_Problem requirements_
Retype nothing but the lines from the start of the material up to and including the line with "from bokeh.resources import INLINE". Pictures don't belong in the copy.

_Data block_
+-------+

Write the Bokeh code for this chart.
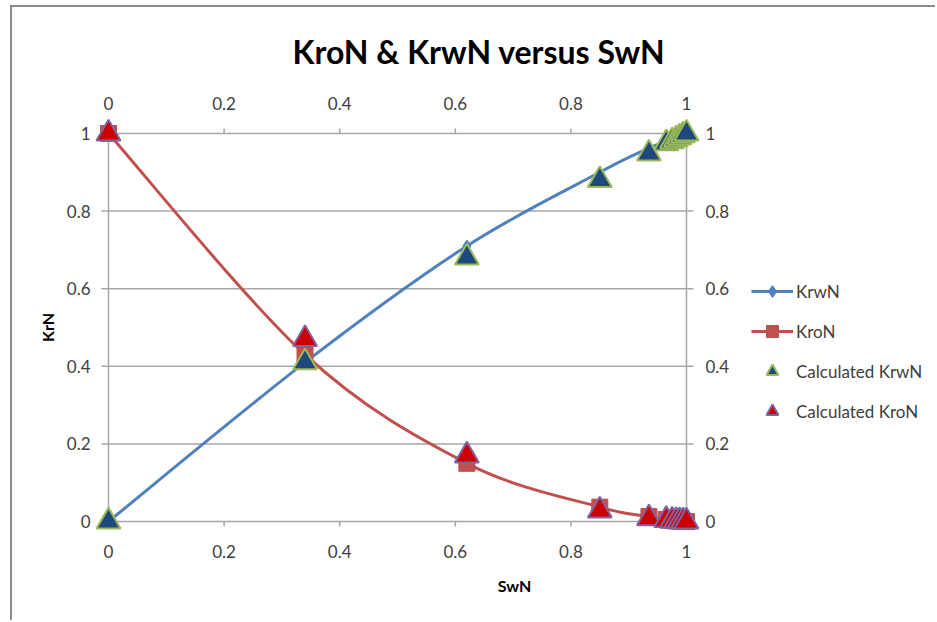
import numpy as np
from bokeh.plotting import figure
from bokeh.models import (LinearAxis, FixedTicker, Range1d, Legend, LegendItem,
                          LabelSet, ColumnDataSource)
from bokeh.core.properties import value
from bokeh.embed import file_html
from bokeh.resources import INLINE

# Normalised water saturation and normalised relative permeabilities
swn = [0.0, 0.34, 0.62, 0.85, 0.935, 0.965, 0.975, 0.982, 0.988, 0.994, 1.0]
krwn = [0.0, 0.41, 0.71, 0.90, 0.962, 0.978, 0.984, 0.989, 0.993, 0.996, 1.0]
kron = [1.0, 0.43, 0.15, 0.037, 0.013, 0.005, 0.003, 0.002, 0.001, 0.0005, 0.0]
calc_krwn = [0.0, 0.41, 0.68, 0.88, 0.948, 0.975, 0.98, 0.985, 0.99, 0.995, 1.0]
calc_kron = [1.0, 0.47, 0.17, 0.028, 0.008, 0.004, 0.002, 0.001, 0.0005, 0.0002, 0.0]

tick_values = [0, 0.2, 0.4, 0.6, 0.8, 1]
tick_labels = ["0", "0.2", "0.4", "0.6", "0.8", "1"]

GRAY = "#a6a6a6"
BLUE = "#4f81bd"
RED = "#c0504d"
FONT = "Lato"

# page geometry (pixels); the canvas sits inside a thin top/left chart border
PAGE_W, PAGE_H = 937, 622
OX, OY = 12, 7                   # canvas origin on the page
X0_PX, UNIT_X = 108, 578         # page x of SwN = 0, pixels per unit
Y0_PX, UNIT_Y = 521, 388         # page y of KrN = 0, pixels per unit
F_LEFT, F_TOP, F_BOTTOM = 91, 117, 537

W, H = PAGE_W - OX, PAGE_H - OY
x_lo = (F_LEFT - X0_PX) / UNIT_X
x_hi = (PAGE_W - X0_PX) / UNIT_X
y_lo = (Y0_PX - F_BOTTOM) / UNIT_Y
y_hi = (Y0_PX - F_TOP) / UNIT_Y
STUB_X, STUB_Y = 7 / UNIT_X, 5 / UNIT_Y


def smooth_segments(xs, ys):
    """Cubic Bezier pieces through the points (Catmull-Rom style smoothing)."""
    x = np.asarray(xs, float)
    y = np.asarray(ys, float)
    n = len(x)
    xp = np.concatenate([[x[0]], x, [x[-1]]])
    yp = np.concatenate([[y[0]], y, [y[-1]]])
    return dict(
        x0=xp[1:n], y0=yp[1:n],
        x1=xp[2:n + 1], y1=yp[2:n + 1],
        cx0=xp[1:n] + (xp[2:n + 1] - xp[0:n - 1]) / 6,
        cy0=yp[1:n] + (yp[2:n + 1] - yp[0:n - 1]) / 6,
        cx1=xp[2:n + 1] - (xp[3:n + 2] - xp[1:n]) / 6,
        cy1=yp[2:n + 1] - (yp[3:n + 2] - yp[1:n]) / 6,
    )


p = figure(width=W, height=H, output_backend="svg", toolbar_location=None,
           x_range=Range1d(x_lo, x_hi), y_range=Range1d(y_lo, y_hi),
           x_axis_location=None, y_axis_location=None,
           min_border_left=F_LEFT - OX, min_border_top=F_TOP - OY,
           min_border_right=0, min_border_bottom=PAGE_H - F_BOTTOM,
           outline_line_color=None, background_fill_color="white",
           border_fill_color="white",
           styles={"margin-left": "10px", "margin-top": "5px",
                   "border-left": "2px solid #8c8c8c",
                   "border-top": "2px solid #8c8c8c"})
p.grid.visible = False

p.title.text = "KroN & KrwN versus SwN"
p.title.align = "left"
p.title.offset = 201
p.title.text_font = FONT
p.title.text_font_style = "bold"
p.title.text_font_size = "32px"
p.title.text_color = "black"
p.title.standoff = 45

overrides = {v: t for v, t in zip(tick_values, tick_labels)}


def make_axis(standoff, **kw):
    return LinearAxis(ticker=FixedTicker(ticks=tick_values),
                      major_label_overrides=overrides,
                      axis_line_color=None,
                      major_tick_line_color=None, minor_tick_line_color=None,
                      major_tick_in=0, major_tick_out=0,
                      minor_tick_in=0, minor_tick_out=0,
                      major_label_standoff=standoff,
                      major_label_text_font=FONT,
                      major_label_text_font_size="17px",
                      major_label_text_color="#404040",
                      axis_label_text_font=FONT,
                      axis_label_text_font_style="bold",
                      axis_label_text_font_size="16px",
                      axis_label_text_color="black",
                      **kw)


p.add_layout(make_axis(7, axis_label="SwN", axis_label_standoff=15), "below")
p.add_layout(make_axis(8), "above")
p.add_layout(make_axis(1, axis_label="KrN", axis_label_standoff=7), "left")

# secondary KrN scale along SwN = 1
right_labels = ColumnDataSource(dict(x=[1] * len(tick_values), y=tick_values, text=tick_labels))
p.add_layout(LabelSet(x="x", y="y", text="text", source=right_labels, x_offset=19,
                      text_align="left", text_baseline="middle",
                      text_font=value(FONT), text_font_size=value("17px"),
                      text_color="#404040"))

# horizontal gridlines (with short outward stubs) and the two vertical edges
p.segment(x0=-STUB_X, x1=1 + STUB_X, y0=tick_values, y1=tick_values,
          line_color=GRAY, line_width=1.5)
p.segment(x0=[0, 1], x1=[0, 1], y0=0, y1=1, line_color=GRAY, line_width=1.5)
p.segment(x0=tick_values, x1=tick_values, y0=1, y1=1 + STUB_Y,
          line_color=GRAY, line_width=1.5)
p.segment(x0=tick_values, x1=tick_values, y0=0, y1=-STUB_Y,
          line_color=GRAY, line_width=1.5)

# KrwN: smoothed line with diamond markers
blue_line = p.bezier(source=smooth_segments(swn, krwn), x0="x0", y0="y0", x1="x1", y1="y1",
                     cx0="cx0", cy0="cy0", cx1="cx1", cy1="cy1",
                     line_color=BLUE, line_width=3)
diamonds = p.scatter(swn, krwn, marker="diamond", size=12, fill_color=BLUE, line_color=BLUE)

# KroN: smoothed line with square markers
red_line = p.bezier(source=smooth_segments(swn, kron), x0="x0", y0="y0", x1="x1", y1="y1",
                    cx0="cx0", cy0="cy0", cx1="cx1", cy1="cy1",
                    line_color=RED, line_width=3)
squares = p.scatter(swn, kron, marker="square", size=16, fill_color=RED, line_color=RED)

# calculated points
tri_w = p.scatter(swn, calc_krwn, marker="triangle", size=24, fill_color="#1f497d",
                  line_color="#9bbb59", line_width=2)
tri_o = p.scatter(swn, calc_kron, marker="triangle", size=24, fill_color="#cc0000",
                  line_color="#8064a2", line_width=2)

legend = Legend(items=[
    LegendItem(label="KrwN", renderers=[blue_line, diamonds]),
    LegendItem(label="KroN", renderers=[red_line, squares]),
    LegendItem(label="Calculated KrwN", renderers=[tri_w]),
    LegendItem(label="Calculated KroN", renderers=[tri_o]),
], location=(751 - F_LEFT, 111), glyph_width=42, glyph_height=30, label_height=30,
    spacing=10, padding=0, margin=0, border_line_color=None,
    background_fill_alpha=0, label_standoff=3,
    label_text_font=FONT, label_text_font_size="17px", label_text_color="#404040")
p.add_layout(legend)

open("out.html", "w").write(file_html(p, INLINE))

+-------+

_Exercise response_
Write the Bokeh code for this chart.
import numpy as np
from bokeh.plotting import figure
from bokeh.models import (LinearAxis, FixedTicker, Range1d, Legend, LegendItem,
                          LabelSet, ColumnDataSource)
from bokeh.core.properties import value
from bokeh.embed import file_html
from bokeh.resources import INLINE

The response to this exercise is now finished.